DIRECTIVE :: Only the number is wanted: how many lines hold the word "with"?
_ _ _
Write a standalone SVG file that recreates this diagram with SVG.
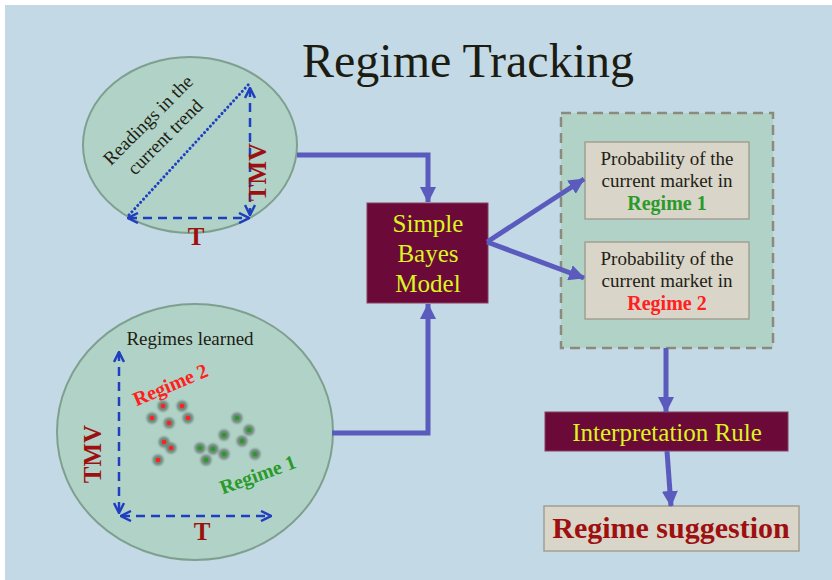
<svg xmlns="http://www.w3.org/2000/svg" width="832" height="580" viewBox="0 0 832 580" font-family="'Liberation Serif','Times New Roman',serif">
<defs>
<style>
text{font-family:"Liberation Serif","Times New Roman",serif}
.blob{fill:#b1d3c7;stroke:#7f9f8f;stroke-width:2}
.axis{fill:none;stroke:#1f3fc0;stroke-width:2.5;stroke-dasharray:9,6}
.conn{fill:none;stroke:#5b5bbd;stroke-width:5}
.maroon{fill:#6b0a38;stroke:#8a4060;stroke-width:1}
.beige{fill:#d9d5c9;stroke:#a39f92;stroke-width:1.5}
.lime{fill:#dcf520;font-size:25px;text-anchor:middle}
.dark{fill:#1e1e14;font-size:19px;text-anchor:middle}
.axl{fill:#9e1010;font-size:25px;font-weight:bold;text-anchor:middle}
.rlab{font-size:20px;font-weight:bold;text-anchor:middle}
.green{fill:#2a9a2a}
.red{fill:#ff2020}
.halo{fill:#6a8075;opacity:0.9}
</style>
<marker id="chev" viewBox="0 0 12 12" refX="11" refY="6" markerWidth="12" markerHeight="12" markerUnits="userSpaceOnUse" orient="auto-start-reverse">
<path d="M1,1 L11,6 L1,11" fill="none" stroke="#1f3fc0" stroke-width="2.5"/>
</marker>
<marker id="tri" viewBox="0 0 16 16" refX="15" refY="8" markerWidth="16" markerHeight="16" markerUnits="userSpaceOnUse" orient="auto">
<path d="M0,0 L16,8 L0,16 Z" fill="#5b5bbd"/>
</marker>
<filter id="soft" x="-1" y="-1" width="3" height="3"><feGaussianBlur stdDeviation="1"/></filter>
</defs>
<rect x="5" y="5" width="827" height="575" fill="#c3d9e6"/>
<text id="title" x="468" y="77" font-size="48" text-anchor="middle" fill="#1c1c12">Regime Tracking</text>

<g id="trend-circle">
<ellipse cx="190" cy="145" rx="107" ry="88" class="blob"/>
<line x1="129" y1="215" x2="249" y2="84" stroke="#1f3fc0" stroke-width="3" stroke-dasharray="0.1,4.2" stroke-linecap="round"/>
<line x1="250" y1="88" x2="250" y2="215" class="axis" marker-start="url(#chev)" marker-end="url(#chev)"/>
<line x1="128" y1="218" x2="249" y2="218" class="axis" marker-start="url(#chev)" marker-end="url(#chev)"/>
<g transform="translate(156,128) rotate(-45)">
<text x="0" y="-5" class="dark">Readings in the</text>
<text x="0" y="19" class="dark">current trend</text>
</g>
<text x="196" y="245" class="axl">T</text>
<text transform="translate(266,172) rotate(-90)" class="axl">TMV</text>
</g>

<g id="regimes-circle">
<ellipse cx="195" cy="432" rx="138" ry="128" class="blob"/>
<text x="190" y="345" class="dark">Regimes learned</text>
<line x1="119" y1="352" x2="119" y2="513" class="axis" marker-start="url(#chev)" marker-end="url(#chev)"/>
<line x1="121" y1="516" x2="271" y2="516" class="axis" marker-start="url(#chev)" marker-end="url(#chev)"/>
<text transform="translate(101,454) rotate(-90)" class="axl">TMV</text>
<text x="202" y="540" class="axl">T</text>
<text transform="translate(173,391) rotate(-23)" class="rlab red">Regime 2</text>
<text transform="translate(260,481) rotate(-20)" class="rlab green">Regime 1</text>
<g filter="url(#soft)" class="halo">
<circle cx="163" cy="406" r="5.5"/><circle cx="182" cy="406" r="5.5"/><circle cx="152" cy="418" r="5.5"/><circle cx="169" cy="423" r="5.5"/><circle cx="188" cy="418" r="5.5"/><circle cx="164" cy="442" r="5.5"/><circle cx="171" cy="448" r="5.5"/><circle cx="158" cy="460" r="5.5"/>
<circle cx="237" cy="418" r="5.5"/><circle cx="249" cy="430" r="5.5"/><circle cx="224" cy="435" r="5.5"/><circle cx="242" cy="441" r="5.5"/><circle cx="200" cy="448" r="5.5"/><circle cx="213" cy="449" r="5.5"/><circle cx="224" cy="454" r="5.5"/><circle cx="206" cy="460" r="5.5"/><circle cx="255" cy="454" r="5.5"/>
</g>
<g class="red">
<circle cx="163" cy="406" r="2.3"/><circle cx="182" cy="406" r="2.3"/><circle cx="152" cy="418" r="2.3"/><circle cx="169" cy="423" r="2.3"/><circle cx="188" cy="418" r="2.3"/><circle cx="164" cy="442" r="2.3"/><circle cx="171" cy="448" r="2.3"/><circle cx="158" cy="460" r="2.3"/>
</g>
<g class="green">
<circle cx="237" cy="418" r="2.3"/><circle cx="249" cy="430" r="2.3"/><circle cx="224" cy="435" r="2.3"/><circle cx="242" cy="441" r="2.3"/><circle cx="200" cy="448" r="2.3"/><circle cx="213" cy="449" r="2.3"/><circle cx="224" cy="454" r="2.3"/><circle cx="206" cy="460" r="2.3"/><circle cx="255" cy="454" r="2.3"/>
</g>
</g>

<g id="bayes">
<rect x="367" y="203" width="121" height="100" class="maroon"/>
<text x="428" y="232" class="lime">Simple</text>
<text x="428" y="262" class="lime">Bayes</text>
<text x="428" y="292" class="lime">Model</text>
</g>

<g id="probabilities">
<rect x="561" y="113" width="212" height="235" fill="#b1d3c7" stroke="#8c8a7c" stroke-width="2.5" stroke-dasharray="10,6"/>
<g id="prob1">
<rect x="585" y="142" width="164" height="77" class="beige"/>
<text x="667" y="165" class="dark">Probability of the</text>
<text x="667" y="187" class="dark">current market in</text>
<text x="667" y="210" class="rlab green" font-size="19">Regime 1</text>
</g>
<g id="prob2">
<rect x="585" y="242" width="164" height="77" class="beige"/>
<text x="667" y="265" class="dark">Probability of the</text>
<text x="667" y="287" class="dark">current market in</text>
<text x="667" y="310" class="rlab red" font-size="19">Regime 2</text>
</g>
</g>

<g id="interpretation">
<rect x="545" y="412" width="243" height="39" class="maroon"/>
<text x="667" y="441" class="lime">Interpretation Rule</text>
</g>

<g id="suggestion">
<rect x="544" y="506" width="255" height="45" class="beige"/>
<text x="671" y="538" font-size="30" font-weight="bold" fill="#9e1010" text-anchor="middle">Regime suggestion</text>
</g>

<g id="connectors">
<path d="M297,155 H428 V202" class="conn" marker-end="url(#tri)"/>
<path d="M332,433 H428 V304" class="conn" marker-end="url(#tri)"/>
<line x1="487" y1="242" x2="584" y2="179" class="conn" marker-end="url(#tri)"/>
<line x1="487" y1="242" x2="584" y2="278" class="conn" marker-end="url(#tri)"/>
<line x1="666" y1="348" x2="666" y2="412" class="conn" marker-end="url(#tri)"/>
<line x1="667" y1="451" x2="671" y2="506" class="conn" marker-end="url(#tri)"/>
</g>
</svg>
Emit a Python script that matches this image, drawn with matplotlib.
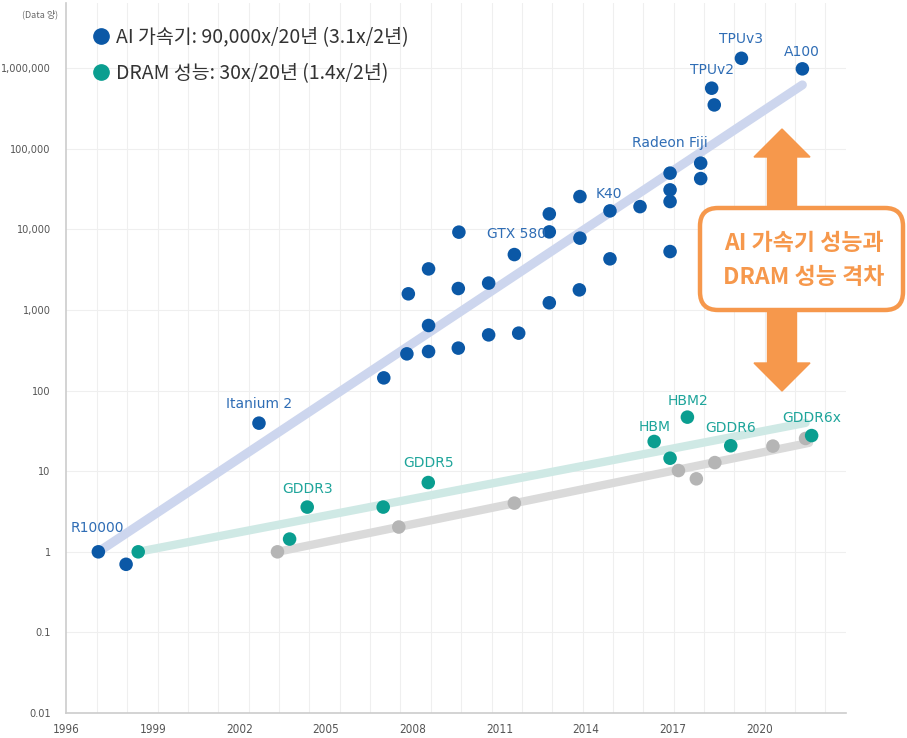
_ _ _
TASK RESPONSE :: 2